== TASK REQUIREMENTS ==
Below is a listing. Return the lines from the one that contains "Output the Python" to the one that contains "import numpy as np", both ends included, verbatim and with no pictures.

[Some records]
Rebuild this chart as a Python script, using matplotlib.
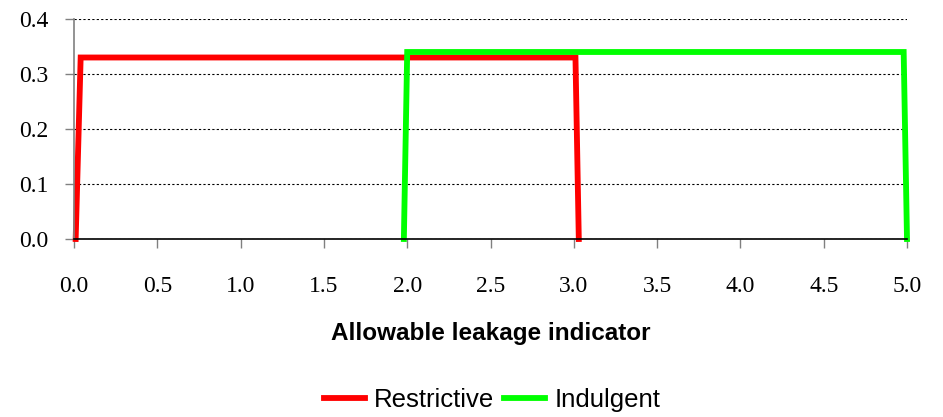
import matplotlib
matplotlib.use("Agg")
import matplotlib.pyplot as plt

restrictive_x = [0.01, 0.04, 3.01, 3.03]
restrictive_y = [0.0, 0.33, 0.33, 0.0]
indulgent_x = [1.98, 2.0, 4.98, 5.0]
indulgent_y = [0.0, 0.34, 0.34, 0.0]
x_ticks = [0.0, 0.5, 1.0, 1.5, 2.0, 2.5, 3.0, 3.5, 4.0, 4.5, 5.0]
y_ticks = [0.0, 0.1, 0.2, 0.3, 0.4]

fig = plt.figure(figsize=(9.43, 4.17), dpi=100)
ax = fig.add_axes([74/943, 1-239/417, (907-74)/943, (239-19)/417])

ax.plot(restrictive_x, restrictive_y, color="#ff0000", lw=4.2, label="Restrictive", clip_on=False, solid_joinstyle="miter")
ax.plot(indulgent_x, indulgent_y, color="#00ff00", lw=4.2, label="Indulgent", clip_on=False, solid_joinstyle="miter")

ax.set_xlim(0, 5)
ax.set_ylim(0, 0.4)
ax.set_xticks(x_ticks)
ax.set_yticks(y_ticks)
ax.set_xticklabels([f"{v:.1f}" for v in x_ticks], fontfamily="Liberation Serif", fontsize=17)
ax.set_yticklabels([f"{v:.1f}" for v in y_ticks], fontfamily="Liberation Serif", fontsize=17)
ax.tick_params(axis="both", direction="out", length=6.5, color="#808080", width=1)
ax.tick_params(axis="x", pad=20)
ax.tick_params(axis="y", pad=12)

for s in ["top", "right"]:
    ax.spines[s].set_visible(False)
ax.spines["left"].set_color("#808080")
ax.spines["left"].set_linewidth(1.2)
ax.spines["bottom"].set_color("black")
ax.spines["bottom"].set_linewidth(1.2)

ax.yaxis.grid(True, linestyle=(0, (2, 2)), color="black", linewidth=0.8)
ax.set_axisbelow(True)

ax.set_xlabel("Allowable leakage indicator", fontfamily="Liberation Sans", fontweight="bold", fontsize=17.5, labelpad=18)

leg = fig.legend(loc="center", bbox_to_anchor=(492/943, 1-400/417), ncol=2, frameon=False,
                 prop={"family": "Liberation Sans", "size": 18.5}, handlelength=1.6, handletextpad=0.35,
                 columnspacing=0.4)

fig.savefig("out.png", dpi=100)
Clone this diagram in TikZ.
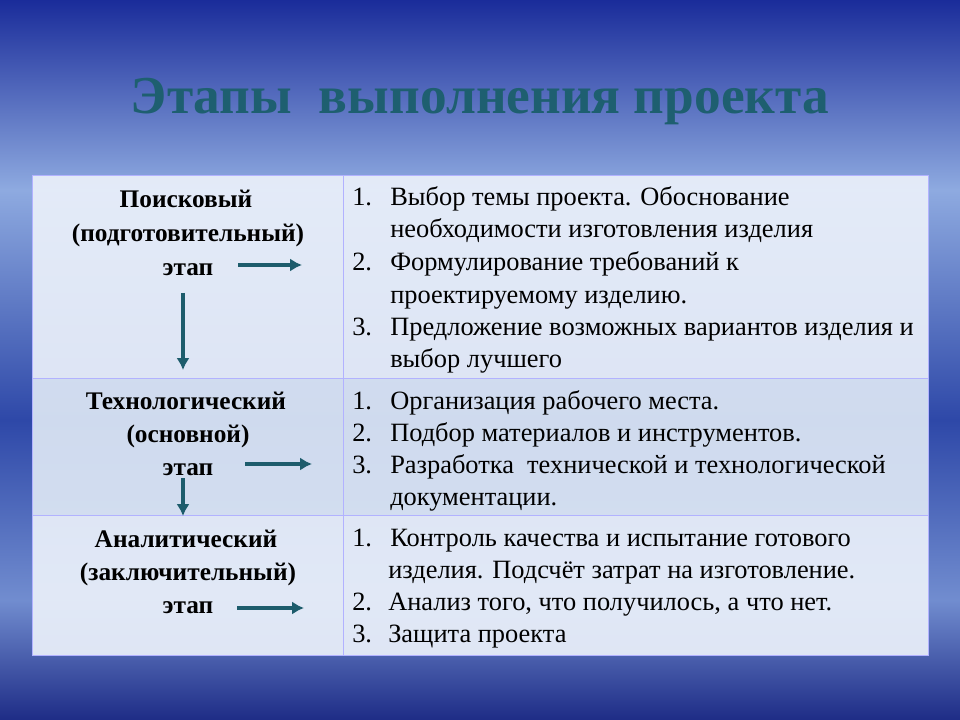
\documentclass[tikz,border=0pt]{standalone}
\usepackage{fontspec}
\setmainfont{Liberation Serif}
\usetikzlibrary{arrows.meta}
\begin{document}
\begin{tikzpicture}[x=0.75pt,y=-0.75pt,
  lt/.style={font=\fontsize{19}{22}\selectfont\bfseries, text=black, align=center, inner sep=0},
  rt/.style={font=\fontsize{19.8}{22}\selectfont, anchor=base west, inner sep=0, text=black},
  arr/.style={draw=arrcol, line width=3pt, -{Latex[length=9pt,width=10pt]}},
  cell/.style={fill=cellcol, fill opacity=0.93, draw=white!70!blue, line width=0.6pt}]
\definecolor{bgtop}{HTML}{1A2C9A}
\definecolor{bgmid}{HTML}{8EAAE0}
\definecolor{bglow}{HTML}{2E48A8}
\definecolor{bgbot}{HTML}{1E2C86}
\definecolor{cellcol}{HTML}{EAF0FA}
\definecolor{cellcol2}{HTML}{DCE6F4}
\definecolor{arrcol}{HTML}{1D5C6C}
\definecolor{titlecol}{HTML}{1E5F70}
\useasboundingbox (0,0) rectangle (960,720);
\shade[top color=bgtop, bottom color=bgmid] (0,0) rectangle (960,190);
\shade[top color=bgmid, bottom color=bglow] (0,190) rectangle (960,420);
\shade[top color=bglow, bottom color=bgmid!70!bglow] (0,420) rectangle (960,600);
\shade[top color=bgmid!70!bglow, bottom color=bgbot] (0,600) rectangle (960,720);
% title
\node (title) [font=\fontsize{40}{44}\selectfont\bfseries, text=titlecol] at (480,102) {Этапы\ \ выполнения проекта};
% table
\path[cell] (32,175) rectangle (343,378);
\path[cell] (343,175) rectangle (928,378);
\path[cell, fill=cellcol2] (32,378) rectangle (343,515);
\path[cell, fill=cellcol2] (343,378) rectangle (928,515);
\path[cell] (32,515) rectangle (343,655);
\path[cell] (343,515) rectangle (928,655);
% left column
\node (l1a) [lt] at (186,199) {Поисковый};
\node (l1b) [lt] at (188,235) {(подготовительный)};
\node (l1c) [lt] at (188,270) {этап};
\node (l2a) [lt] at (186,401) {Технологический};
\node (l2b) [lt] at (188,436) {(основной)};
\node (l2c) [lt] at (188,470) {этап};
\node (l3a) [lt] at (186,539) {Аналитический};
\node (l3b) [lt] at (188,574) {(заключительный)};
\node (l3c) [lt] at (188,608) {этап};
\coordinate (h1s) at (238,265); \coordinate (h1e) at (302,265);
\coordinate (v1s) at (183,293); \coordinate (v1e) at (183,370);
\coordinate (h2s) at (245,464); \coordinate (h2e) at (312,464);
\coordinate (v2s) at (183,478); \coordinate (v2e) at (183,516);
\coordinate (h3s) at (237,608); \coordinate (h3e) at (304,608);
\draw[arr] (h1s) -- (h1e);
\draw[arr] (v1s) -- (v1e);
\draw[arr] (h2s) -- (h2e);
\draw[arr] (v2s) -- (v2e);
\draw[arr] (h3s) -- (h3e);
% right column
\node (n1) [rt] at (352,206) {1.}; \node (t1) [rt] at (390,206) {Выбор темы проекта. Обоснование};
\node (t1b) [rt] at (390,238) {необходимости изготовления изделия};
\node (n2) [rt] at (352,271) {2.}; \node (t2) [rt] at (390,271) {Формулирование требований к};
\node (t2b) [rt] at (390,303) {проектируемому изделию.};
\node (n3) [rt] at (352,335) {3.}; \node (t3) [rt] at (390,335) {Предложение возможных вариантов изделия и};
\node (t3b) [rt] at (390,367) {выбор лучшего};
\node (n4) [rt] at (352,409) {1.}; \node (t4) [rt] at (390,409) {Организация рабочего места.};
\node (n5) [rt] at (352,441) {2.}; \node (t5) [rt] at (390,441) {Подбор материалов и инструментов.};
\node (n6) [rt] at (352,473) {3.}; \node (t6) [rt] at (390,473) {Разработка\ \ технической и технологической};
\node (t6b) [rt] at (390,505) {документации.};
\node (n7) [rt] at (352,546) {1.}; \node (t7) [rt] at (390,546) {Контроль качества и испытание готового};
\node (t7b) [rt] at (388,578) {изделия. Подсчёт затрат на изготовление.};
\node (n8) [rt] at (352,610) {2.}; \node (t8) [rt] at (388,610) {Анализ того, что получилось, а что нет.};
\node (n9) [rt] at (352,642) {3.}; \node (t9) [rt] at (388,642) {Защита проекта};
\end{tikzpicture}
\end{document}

==

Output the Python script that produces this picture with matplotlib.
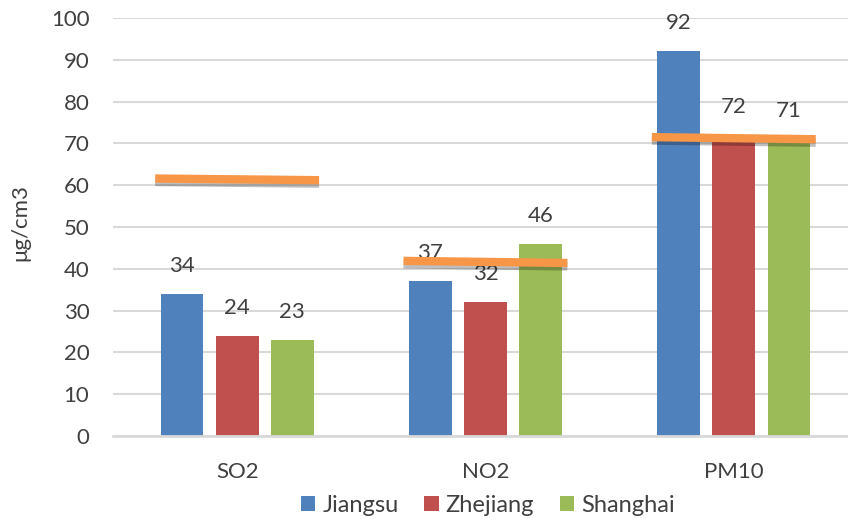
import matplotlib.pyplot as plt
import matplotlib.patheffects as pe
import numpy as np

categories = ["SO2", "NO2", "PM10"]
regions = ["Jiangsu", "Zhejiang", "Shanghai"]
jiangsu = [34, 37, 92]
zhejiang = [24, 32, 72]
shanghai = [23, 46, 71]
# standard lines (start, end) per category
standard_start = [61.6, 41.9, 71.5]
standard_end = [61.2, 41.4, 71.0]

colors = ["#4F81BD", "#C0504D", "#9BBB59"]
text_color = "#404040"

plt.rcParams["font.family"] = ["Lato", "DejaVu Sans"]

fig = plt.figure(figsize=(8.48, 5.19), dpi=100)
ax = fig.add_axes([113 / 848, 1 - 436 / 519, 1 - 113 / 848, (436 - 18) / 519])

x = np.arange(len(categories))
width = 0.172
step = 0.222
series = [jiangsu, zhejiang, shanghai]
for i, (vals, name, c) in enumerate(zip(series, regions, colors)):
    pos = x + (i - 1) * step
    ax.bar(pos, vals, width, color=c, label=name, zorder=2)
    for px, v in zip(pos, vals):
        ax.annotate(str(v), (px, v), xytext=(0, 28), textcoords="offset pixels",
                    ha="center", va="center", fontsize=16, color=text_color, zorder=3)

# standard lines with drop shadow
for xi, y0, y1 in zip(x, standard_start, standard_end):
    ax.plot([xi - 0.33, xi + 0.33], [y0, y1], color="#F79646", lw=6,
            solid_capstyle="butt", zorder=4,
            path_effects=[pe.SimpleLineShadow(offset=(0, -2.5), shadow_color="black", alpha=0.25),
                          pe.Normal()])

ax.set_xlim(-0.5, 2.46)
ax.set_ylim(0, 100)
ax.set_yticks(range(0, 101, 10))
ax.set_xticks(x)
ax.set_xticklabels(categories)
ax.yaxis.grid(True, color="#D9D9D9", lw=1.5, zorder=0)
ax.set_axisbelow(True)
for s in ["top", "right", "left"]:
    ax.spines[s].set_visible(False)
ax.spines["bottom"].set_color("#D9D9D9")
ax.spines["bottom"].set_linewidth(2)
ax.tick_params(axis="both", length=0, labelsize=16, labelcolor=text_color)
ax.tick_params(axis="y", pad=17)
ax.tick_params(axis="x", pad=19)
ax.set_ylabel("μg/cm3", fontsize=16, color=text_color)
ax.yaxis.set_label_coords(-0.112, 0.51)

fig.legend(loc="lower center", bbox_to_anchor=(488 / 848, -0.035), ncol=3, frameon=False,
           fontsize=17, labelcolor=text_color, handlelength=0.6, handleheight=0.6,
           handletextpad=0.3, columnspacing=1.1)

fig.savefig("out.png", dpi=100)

== IN RESPONSE ==
Output the Python script that produces this picture with matplotlib.
import matplotlib.pyplot as plt
import matplotlib.patheffects as pe
import numpy as np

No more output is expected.